Vet leaders: Honor veterans by enacting strong federal rules on payday lending
November 10, 2014
On the eve of a holiday designed to honor the men and women who have served and protected the country, the leaders of two Ohio Veterans Service Commissions are calling for federal policies that would help protect veterans from the payday lending debt trap. Federal rules are necessary since payday lenders sidestep the state law meant to regulate them while charging upwards of 400% APR.
“Payday lending continues to be a serious problem for a growing number of our clients,” said John Warrix, the assistant director of the Franklin County Veterans Service Commission, a county agency that provides advice and emergency financial assistance to veterans and active duty members.
“The payday lenders make lending too easy. They enable people to build up a debt that they can’t get out of. Many of our clients are involved in two or more payday lenders, making the cycle nearly impossible to break.”
Legislative efforts to rein in payday lending in Ohio spanned four years, beginning in 2006. The Short Term Lender Law with a 28% APR rate cap passed in 2008. The payday industry challenged the law in a referendum and lost in a landslide. Six years later, it’s business as usual for the exploitive industry. Lending under inappropriate statutes such as the Mortgage Loan Act, payday lenders continue to trap Ohioans in a cycle of debt with interest and fees that have climbed back into the triple digits.
Cuyahoga County VSC Director John Reiss sees many of his clients also caught in the debt trap. “We have many veterans who are struggling with the cycle,” he said. “Payday loans are designed so that once you get in, the ways out are extremely difficult.”

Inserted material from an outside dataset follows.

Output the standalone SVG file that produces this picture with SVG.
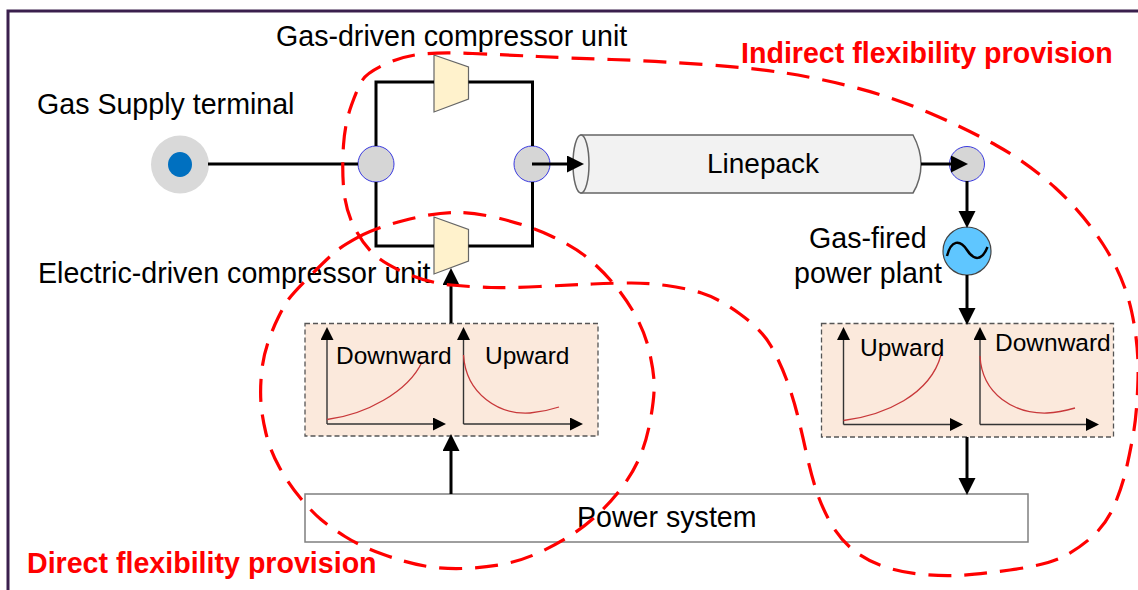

Reiss also expressed frustration at how payday lenders target veterans and others on fixed low incomes. “They know exactly where the needy are. They put themselves in locations where people are struggling; where people are likely to be impulsive,” he said.
The number of veterans Warrix sees trapped in payday lending debt hasn’t changed since 2008, he said. “Once the payday lenders found the loopholes, they started popping right back up. We have clients who are wrapped up in four different loans at the same time.”
Payday loans are advertised as a way to meet a one-time need but are specifically designed to act like financial quicksand, forcing borrowers to take out loan, after loan, after loan at an average interest rate of nearly 400 percent. The vicious cycle of debt is not a side effect of payday lending, but rather the business model of payday lending – a debt trap by design.Three quarters of payday loan fees come from borrowers with 10 or more loans per year.
By 2007, so many troops had fallen into the debt trap that the Defense Department considered it a threat to military readiness and fought for protections that were eventually enacted in the Military Lending Act. This year, the Defense Department proposed broader rules to close gaps and provide more protections for active duty military.
“We need policies that prevent the debt trap among veterans as well, so that it doesn’t take five years to pay off a loan that was originally worth only a few hundred dollars,” Warrix said.
Warrix and Reiss said they both support strong payday lending rules currently being considered by the Consumer Financial Protection Bureau, including ability to repay standards like those that exist for mortgages and credit cards. “We went through this whole subprime lending meltdown a few years ago,” said Reiss. “You’d think we’d have learned our lesson about predatory lending.”
“After their service to our country, our veterans and their families deserve protection from financial predators,” Reiss said. “But why stop there? All Americans should be protected.”
COHHIO, the Ohio Poverty Law Center and Ohio CASH, a project of Policy Matters Ohio, frequently work together and against predatory lending products and schemes.